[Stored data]
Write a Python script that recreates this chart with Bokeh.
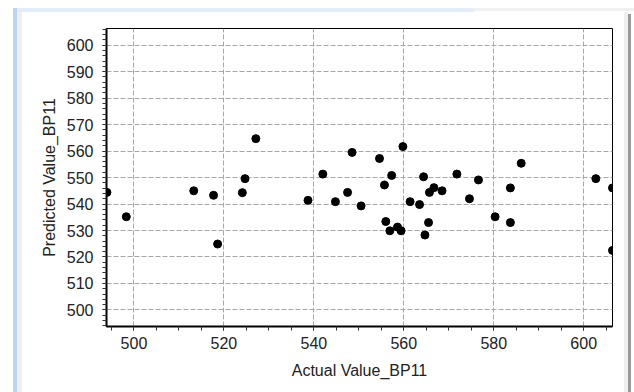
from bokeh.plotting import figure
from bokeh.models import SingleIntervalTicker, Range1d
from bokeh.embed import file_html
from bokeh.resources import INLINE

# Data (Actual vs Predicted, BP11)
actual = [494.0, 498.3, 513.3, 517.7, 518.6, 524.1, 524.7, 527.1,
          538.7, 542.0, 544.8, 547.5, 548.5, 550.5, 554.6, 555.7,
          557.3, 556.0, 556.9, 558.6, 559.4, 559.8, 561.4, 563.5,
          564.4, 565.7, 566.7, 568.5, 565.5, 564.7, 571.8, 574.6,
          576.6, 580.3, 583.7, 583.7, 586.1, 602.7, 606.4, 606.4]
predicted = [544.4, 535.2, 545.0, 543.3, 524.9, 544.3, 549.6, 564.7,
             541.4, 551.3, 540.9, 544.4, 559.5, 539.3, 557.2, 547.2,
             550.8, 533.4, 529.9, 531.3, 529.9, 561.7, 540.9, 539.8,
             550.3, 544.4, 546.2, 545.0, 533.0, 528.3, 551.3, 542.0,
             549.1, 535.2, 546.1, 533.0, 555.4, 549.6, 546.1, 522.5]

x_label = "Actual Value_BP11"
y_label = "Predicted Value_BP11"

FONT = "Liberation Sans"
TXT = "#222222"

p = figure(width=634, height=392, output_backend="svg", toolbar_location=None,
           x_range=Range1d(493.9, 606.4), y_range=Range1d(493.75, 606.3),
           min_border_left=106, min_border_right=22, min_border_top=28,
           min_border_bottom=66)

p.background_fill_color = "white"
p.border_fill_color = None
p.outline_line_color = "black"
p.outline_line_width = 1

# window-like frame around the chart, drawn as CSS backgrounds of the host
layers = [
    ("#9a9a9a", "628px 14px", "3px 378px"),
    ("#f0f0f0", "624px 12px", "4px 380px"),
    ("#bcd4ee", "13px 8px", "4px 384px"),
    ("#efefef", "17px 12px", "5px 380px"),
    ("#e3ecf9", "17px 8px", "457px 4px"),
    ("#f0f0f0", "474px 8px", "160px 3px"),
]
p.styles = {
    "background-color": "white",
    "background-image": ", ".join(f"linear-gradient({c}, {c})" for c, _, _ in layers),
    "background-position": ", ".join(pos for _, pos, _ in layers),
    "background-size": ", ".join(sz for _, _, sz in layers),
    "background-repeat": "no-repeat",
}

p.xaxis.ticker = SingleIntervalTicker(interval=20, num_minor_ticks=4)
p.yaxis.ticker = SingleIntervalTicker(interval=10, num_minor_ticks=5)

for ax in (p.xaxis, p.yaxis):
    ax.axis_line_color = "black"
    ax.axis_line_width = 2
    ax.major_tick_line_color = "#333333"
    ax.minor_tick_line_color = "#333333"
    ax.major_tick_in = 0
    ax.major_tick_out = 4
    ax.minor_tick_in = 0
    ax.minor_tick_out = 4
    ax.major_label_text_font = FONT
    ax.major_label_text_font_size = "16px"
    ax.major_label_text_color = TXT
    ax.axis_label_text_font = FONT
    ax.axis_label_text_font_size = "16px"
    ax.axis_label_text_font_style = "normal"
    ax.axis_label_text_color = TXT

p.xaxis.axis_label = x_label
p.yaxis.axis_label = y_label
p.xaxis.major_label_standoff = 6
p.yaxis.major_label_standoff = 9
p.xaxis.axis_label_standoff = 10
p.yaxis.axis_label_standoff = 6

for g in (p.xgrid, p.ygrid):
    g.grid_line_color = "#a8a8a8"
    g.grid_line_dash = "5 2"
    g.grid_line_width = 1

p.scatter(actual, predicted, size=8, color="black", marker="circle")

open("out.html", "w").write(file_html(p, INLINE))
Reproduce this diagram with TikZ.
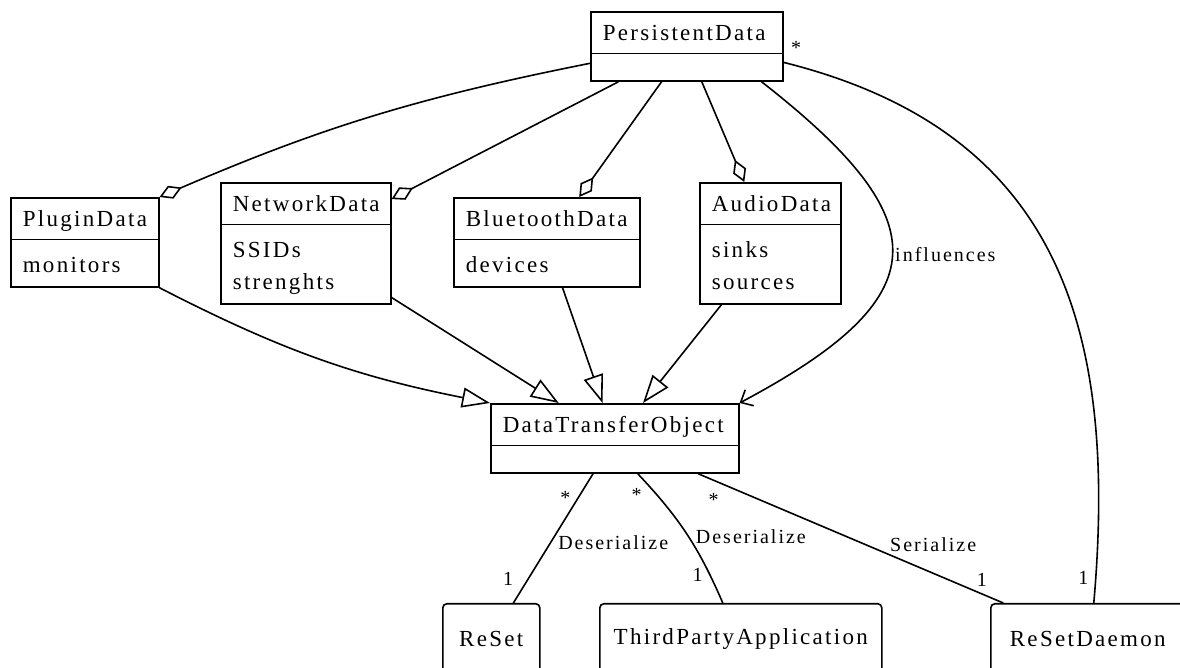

- **WORK TO COMPLETE**
What is the number of lines in the listing that include the word "with"? Give that number and nothing else.

- **THE RESPONSE**
2